** start of Records for this task **

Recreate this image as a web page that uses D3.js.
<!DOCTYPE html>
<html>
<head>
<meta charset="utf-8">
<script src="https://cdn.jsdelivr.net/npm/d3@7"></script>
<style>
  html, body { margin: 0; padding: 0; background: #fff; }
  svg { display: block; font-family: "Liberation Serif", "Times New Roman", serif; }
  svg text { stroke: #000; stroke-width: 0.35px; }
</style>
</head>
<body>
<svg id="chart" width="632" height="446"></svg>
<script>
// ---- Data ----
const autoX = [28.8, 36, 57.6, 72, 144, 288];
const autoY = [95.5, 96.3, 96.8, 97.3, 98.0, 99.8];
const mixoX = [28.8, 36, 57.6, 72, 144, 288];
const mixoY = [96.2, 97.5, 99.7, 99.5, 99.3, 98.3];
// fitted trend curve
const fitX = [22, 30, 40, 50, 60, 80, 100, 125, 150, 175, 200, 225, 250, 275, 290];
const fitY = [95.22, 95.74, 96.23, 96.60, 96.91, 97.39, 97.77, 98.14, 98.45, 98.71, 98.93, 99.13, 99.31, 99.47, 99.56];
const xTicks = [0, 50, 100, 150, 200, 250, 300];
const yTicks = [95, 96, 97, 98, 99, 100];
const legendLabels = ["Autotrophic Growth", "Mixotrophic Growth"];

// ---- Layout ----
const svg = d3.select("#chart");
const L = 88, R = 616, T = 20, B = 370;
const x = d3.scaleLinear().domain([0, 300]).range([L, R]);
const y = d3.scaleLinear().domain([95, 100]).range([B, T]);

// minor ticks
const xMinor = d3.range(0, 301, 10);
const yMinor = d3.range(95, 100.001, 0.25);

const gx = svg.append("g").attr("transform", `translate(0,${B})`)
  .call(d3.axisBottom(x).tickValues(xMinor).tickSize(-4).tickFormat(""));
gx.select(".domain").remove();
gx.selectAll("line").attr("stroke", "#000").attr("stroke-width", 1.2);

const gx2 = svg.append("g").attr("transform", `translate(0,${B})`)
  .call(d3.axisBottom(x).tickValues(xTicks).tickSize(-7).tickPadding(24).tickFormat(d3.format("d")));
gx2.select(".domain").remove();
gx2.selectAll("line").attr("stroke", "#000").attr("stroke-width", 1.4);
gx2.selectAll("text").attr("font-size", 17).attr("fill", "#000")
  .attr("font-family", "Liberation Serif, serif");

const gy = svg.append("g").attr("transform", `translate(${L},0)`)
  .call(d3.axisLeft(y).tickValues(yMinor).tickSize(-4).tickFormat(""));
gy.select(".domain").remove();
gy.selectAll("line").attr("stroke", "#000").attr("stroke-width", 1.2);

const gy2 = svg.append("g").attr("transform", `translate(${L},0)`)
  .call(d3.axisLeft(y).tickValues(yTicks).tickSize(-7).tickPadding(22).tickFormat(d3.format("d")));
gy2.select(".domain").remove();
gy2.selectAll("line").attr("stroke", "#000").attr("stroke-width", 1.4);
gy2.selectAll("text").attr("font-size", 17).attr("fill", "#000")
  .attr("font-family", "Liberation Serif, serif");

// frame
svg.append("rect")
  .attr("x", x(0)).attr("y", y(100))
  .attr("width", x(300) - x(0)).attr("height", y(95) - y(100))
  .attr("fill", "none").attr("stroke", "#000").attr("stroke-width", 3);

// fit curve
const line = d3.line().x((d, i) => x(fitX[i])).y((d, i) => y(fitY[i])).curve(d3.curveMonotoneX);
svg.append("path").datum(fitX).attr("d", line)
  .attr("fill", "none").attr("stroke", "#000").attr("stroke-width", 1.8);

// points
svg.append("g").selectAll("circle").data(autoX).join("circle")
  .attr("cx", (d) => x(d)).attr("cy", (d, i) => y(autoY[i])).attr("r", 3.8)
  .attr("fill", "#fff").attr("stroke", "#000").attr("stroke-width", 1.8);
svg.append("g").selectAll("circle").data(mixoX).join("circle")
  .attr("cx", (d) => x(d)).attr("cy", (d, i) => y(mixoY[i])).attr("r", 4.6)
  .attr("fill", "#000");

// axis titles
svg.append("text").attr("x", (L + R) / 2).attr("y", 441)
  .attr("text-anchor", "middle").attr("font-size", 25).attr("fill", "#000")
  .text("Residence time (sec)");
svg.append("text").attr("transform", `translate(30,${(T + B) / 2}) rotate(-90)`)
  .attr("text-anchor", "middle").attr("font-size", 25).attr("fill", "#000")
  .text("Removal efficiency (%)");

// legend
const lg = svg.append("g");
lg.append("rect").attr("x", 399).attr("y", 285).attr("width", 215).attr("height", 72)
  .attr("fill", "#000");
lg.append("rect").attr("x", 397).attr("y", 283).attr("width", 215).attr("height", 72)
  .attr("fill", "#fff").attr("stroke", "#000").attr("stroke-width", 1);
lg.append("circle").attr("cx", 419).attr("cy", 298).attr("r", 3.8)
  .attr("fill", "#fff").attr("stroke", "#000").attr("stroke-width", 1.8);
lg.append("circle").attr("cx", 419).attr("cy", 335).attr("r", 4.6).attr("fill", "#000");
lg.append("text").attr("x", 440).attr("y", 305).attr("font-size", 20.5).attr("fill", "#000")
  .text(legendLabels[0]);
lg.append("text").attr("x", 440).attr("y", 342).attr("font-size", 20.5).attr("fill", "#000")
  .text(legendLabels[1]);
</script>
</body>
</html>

** end of Records for this task **
** start of Records for this task **

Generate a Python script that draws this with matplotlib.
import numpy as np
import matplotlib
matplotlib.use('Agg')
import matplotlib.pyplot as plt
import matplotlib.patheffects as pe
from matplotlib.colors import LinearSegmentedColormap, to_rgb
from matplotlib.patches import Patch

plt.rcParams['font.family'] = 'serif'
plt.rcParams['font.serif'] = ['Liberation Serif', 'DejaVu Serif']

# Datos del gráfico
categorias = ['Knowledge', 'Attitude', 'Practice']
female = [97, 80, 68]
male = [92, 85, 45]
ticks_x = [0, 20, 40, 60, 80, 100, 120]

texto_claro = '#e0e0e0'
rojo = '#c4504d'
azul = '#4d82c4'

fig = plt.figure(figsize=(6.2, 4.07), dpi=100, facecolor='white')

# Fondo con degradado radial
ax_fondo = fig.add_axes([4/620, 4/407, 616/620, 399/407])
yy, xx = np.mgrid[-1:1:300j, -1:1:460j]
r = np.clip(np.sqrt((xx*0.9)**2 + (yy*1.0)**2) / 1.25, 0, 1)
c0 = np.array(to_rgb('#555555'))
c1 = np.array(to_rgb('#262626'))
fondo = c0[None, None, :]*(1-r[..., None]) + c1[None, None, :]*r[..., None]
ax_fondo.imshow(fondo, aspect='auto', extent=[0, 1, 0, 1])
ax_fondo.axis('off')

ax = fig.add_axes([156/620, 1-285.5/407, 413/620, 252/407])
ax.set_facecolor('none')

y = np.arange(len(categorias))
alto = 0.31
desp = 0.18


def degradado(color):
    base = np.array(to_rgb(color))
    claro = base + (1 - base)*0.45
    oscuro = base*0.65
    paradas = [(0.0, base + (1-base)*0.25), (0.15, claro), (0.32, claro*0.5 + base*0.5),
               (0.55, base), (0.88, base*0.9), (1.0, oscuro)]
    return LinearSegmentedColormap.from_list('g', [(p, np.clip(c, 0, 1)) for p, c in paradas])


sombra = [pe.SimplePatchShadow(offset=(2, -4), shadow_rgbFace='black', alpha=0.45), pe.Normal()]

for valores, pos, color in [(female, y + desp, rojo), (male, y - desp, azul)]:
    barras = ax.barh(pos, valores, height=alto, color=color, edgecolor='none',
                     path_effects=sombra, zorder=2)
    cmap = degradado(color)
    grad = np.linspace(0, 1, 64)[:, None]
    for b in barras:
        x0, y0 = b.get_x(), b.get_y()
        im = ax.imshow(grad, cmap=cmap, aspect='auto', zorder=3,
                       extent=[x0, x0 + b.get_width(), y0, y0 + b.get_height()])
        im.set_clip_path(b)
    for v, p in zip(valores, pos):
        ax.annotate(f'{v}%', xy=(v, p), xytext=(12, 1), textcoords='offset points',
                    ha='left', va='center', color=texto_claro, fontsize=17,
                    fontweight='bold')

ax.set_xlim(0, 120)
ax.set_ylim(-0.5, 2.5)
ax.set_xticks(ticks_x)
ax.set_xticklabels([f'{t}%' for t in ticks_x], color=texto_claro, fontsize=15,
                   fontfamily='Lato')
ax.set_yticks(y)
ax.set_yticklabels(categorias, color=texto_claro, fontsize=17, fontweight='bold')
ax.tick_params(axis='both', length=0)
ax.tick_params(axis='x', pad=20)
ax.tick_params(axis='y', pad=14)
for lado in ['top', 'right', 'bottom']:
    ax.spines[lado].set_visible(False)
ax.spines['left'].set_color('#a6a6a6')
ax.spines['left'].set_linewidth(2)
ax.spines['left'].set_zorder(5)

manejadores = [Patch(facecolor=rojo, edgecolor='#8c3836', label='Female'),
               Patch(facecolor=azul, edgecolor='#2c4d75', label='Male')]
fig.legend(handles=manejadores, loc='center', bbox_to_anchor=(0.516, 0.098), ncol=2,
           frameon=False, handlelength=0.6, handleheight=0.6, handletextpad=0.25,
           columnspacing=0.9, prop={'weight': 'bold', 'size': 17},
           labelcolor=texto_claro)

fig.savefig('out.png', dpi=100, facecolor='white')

** end of Records for this task **

— Written request —
Transcribe word for word the lines from the one holding "Generate a Python" through the one holding "4.07), dpi=100, facecolor='white')". Include both, and add nothing.

— Result for this task —
Generate a Python script that draws this with matplotlib.
import numpy as np
import matplotlib
matplotlib.use('Agg')
import matplotlib.pyplot as plt
import matplotlib.patheffects as pe
from matplotlib.colors import LinearSegmentedColormap, to_rgb
from matplotlib.patches import Patch

plt.rcParams['font.family'] = 'serif'
plt.rcParams['font.serif'] = ['Liberation Serif', 'DejaVu Serif']

# Datos del gráfico
categorias = ['Knowledge', 'Attitude', 'Practice']
female = [97, 80, 68]
male = [92, 85, 45]
ticks_x = [0, 20, 40, 60, 80, 100, 120]

texto_claro = '#e0e0e0'
rojo = '#c4504d'
azul = '#4d82c4'

fig = plt.figure(figsize=(6.2, 4.07), dpi=100, facecolor='white')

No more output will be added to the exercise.